Joe-College.com ordered to pay Kansas Athletics more than $660,000

Judge orders business to cover KU Athletics’ attorney fees, expenses

Larry Sinks, owner of JoeCollege.com, is pictured in front of his store Thursday, Nov. 13, 2008. Sinks has been in and out of the news because of his legal battles with Kansas University over licensing issues involving his t-shirts.

The owners of Joe-College.com must pay Kansas Athletics Inc. $667,507 in attorney fees and expenses generated during a court case over the content of loosely — and perhaps not-so-loosely — KU-themed T-shirts, a federal judge ruled Monday.

Larry Sinks, Clark Orth and Victory Sportswear LLC, collectively known as Joe-College.com, must cover Kansas Athletics’ costs for the case they’d brought against the T-shirt business, which had conducted “trademark infringement” that “was willful and deliberate,” U.S. District Judge Julie Robinson ruled.

“Accordingly, the case is ‘exceptional’ under the Lanham Act and plaintiffs are entitled to reasonable attorneys’ fees,” Robinson said in her ruling.

Sinks, contacted a few minutes after he’d learned of the ruling, said that he was “numb” and uncertain about what effect the decision would have on him or his business.

The original court case left him responsible for paying $127,000 in penalties, for selling shirts that jurors said could be confused with official KU-licensed merchandise. The order to cover fees and expenses adds another $667,507 to that.

“I got that part loud and clear,” Sinks said. “I just don’t know what it means for me. I don’t know the appeals process. I simply don’t know what it means. …

“I don’t have it (the money), I can tell you that.”

Kansas Athletics earns about $2 million a year in licensing revenues, received through the sale of products that contain Jayhawks, KU logos, Kansas team names and other related items, said Jim Marchiony, associate athletics director.

Businesses that sell licensed KU products “do it the right way,” Marchiony said, while those that don’t are engaging in unfair competition.

“I think the jury and the judge have sent a strong message that you cannot willfully infringe upon someone’s marks without paying a steep price,” Marchiony said.

Licensing revenue is used to finance student scholarships, “and the majority of those students are not athletes, by the way,” Marchiony said.
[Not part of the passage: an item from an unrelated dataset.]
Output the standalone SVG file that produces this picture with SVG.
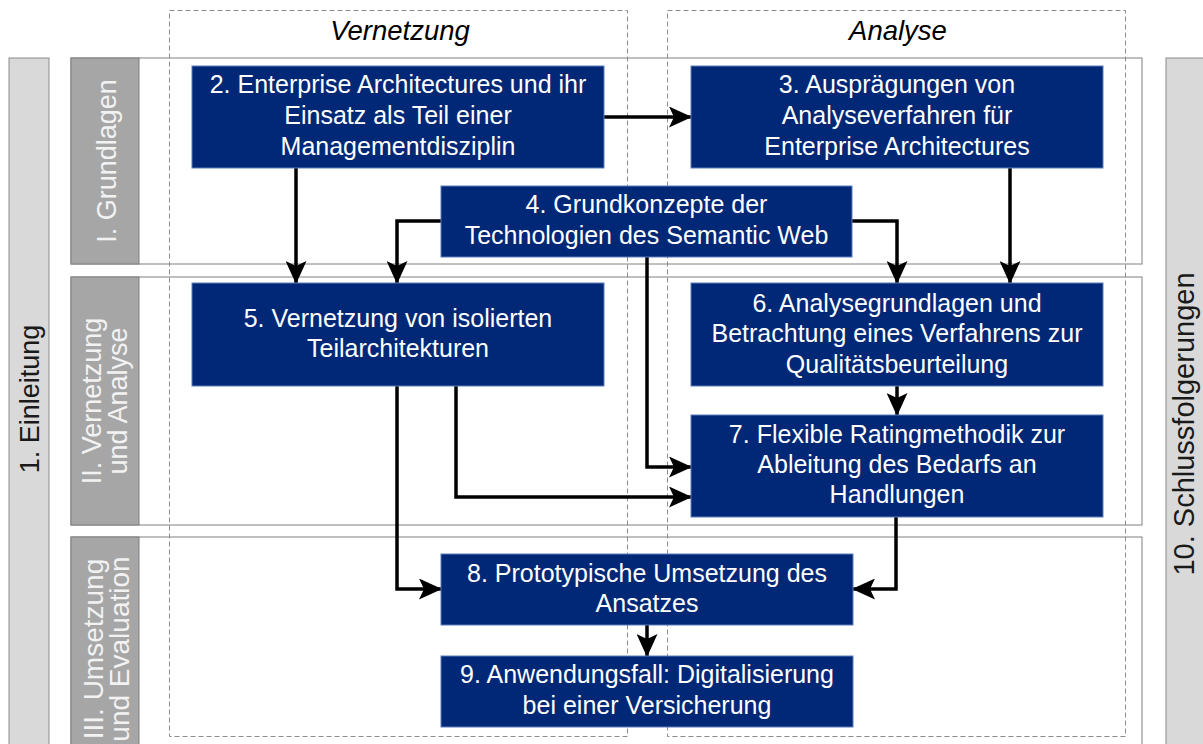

KU continues to appeal the jury’s original verdict, which found that 53 of the 206 Joe-College T-shirt designs in question had indeed infringed upon or diluted KU’s trademarks.

“We did not want to go to court,” Marchiony said about the original case. “This is not something that we wanted to do. We communicated several times with him about this before it went to trial, so he had many opportunities and many options to avoid the situation in which we find ourselves now.”

Sinks has sought to reduce the penalties imposed by the original jury verdict in July 2008. Now he’ll weigh how to deal with the ruling that he must pay his opponents’ legal fees, too.

“I really don’t know,” Sinks said. “I just don’t know.”